> [Data]:
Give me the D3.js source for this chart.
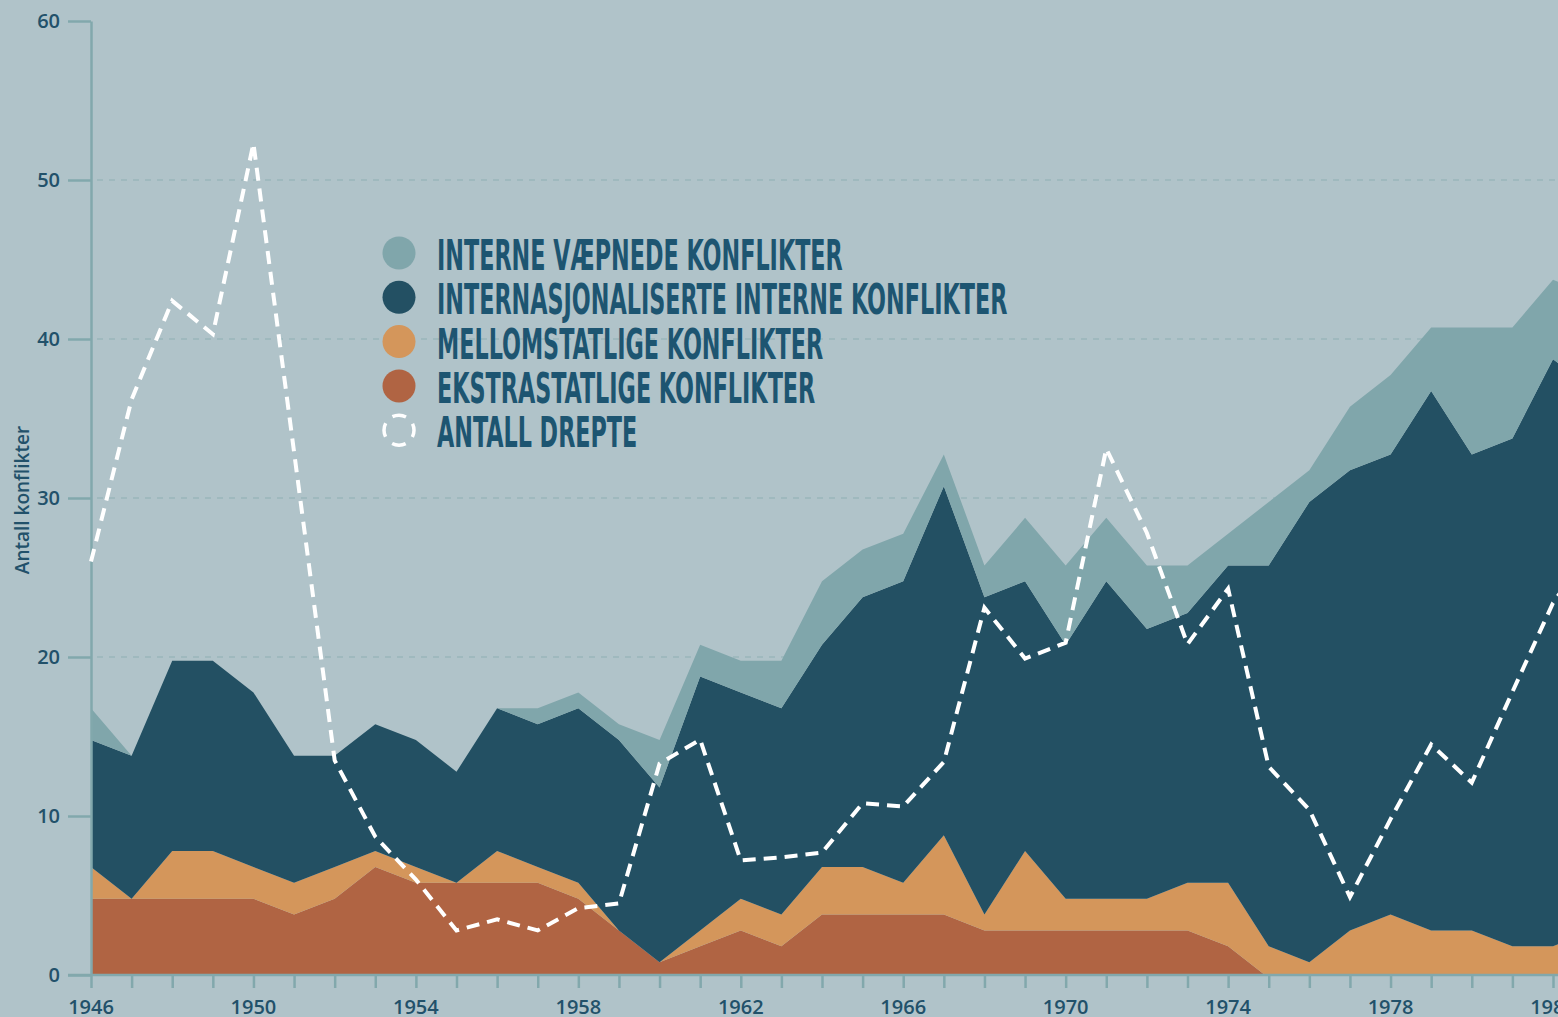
<!DOCTYPE html>
<html>
<head>
<meta charset="utf-8">
<script src="https://cdn.jsdelivr.net/npm/d3@7"></script>
<style>
  html, body { margin: 0; padding: 0; background: #b0c3c9; overflow: hidden; }
</style>
</head>
<body>
<svg id="chart" width="1558" height="1017"></svg>
<script>
// data (antall konflikter per år)
const years = [1946, 1947, 1948, 1949, 1950, 1951, 1952, 1953, 1954, 1955,
  1956, 1957, 1958, 1959, 1960, 1961, 1962, 1963, 1964, 1965,
  1966, 1967, 1968, 1969, 1970, 1971, 1972, 1973, 1974, 1975,
  1976, 1977, 1978, 1979, 1980, 1981, 1982, 1983];

const ekstrastatlige = [5, 5, 5, 5, 5, 4, 5, 7, 6, 6, 6, 6, 5, 3, 1, 2, 3, 2, 4, 4,
  4, 4, 3, 3, 3, 3, 3, 3, 2, 0, 0, 0, 0, 0, 0, 0, 0, 0];
const mellomstatlige = [2, 0, 3, 3, 2, 2, 2, 1, 1, 0, 2, 1, 1, 0, 0, 1, 2, 2, 3, 3,
  2, 5, 1, 5, 2, 2, 2, 3, 4, 2, 1, 3, 4, 3, 3, 2, 2, 3];
const internasjonaliserte = [8, 9, 12, 12, 11, 8, 7, 8, 8, 7, 9, 9, 11, 12, 11, 16, 13, 13, 14, 17,
  19, 22, 20, 17, 16, 20, 17, 17, 20, 24, 29, 29, 29, 34, 30, 32, 37, 34];
const interne = [2, 0, 0, 0, 0, 0, 0, 0, 0, 0, 0, 1, 1, 1, 3, 2, 2, 3, 4, 3,
  3, 2, 2, 4, 5, 4, 4, 3, 2, 4, 2, 4, 5, 4, 8, 7, 5, 6];
// antall drepte, in units of the left axis (no own axis shown)
const drepte = [26.0, 36.2, 42.4, 40.3, 52.3, 32.9, 13.5, 8.7, 6.0, 2.8,
  3.5, 2.8, 4.2, 4.5, 13.3, 14.8, 7.2, 7.4, 7.7, 10.8,
  10.6, 13.4, 23.1, 19.9, 20.9, 33.1, 27.8, 20.8, 24.3, 13.1,
  10.4, 4.9, 9.8, 14.5, 12.1, 17.8, 23.4, 27.0];

const yTicks = [0, 10, 20, 30, 40, 50, 60];
const yearLabels = [1946, 1950, 1954, 1958, 1962, 1966, 1970, 1974, 1978, 1982];

const legendLabels = [
  'INTERNE VÆPNEDE KONFLIKTER',
  'INTERNASJONALISERTE INTERNE KONFLIKTER',
  'MELLOMSTATLIGE KONFLIKTER',
  'EKSTRASTATLIGE KONFLIKTER',
  'ANTALL DREPTE'
];

const style = {
  bg: '#b0c3c9',
  interne: '#80a6ab',
  internasjonaliserte: '#235063',
  mellomstatlige: '#d4965b',
  ekstrastatlige: '#b06443',
  axis: '#82a8ac',
  grid: '#8db0b4',
  tickText: '#22516a',
  legendText: '#1d5571',
  tickFont: "'Open Sans', 'DejaVu Sans', sans-serif",
  legendFont: "'DejaVu Sans Condensed', 'DejaVu Sans', sans-serif",
};

const W = 1558, H = 1017;
const svg = d3.select('#chart');

svg.append('rect')
  .attr('width', W).attr('height', H)
  .attr('fill', style.bg);

const xScale = d3.scaleLinear().domain([1946, 1982]).range([91, 1553]);
const yScale = d3.scaleLinear().domain([0, 60]).range([975, 21]);
// the areas in the original sit a few pixels lower than the axis ticks
const yData = d3.scaleLinear().domain([0, 60]).range([978, 26]);

svg.append('clipPath').attr('id', 'plot-clip')
  .append('rect')
    .attr('x', 0).attr('y', 0)
    .attr('width', W).attr('height', yScale(0) + 1);

// grid lines
svg.append('g').attr('class', 'grid')
  .selectAll('line')
  .data(yTicks.filter(t => t > 0 && t < 60))
  .enter().append('line')
    .attr('x1', xScale(1946) + 6).attr('x2', W)
    .attr('y1', d => yScale(d)).attr('y2', d => yScale(d))
    .attr('stroke', style.grid)
    .attr('stroke-width', 1.2)
    .attr('stroke-dasharray', '6, 6');

// stacked areas
const rows = years.map((yr, i) => ({
  year: yr,
  ekstrastatlige: ekstrastatlige[i],
  mellomstatlige: mellomstatlige[i],
  internasjonaliserte: internasjonaliserte[i],
  interne: interne[i],
}));
const keys = ['ekstrastatlige', 'mellomstatlige', 'internasjonaliserte', 'interne'];
const series = d3.stack().keys(keys)(rows);

const areaGen = d3.area()
  .x(d => xScale(d.data.year))
  .y0(d => yData(d[0]))
  .y1(d => yData(d[1]));

svg.append('g').attr('class', 'areas')
  .attr('clip-path', 'url(#plot-clip)')
  .selectAll('path')
  .data(series)
  .enter().append('path')
    .attr('d', areaGen)
    .attr('fill', d => style[d.key]);

// y axis
const yAxis = d3.axisLeft(yScale)
  .tickValues(yTicks)
  .tickSize(23)
  .tickSizeOuter(0)
  .tickPadding(8);

const yAxisSel = svg.append('g')
  .attr('class', 'y-axis')
  .attr('transform', `translate(${xScale(1946)}, 0)`)
  .call(yAxis);

yAxisSel.select('.domain')
  .attr('stroke', style.axis)
  .attr('stroke-width', 2.5);
yAxisSel.selectAll('.tick line')
  .attr('stroke', style.axis)
  .attr('stroke-width', 2.5);
yAxisSel.selectAll('.tick text')
  .attr('fill', style.tickText)
  .style('font-family', style.tickFont)
  .style('font-weight', 600)
  .style('font-size', '20px');

// x axis: yearly ticks + labels every 4 years
const xAxisSel = svg.append('g')
  .attr('class', 'x-axis')
  .attr('transform', `translate(0, ${yScale(0)})`);

xAxisSel.append('line')
  .attr('x1', xScale(1946) - 23).attr('x2', W)
  .attr('stroke', style.axis)
  .attr('stroke-width', 2.5);

xAxisSel.call(d3.axisBottom(xScale)
  .tickValues(years)
  .tickSize(13)
  .tickFormat(''));
xAxisSel.select('.domain').remove();
xAxisSel.selectAll('.tick line')
  .attr('stroke', style.axis)
  .attr('stroke-width', 2.5);

xAxisSel.selectAll('text.year')
  .data(yearLabels)
  .enter().append('text')
    .attr('class', 'year')
    .attr('x', d => xScale(d))
    .attr('y', 39)
    .attr('text-anchor', 'middle')
    .attr('fill', style.tickText)
    .style('font-family', style.tickFont)
    .style('font-weight', 600)
    .style('font-size', '20px')
    .text(d => d);

// y axis title
svg.append('text')
  .attr('transform', 'translate(29, 500) rotate(-90)')
  .attr('text-anchor', 'middle')
  .attr('fill', style.tickText)
  .style('font-family', style.tickFont)
  .style('font-weight', 600)
  .style('font-size', '19px')
  .text('Antall konflikter');

// antall drepte line
const lineGen = d3.line()
  .x((d, i) => xScale(years[i]))
  .y(d => yScale(d));

svg.append('path')
  .attr('class', 'drepte')
  .attr('d', lineGen(drepte))
  .attr('fill', 'none')
  .attr('stroke', 'white')
  .attr('stroke-width', 4)
  .attr('stroke-dasharray', '13, 8')
  .attr('stroke-linejoin', 'miter')
  .attr('stroke-miterlimit', 10);

// legend
const legendColors = [style.interne, style.internasjonaliserte, style.mellomstatlige, style.ekstrastatlige, null];
const legend = svg.append('g').attr('class', 'legend');
const rowY = i => 253 + i * 44.3;

legendColors.forEach((c, i) => {
  if (c) {
    legend.append('circle')
      .attr('cx', 399).attr('cy', rowY(i)).attr('r', 16.5)
      .attr('fill', c);
  } else {
    legend.append('circle')
      .attr('cx', 399).attr('cy', rowY(i)).attr('r', 15)
      .attr('fill', 'none')
      .attr('stroke', 'white')
      .attr('stroke-width', 3.5)
      .attr('stroke-dasharray', '14, 9.5')
      .attr('stroke-dashoffset', 7);
  }
});

const labels = legend.selectAll('text')
  .data(legendLabels)
  .enter().append('text')
    .attr('x', 0).attr('y', 0)
    .attr('fill', style.legendText)
    .style('font-family', style.legendFont)
    .style('font-weight', 'bold')
    .style('font-size', '42px')
    .text(d => d);

// squeeze the labels to the narrow look of the original font
const sx = 406 / labels.node().getComputedTextLength();
labels.attr('transform', (d, i) => `translate(437, ${rowY(i) + 17}) scale(${sx}, 1)`);
</script>
</body>
</html>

> [Problem statement]:
Your task is to restate word for word the lines from the top of the data to the line containing "1976, 1977, 1978, 1979, 1980, 1981, 1982, 1983];", both ends included, with every picture left out.

> [Output for this task]:
Give me the D3.js source for this chart.
<!DOCTYPE html>
<html>
<head>
<meta charset="utf-8">
<script src="https://cdn.jsdelivr.net/npm/d3@7"></script>
<style>
  html, body { margin: 0; padding: 0; background: #b0c3c9; overflow: hidden; }
</style>
</head>
<body>
<svg id="chart" width="1558" height="1017"></svg>
<script>
// data (antall konflikter per år)
const years = [1946, 1947, 1948, 1949, 1950, 1951, 1952, 1953, 1954, 1955,
  1956, 1957, 1958, 1959, 1960, 1961, 1962, 1963, 1964, 1965,
  1966, 1967, 1968, 1969, 1970, 1971, 1972, 1973, 1974, 1975,
  1976, 1977, 1978, 1979, 1980, 1981, 1982, 1983];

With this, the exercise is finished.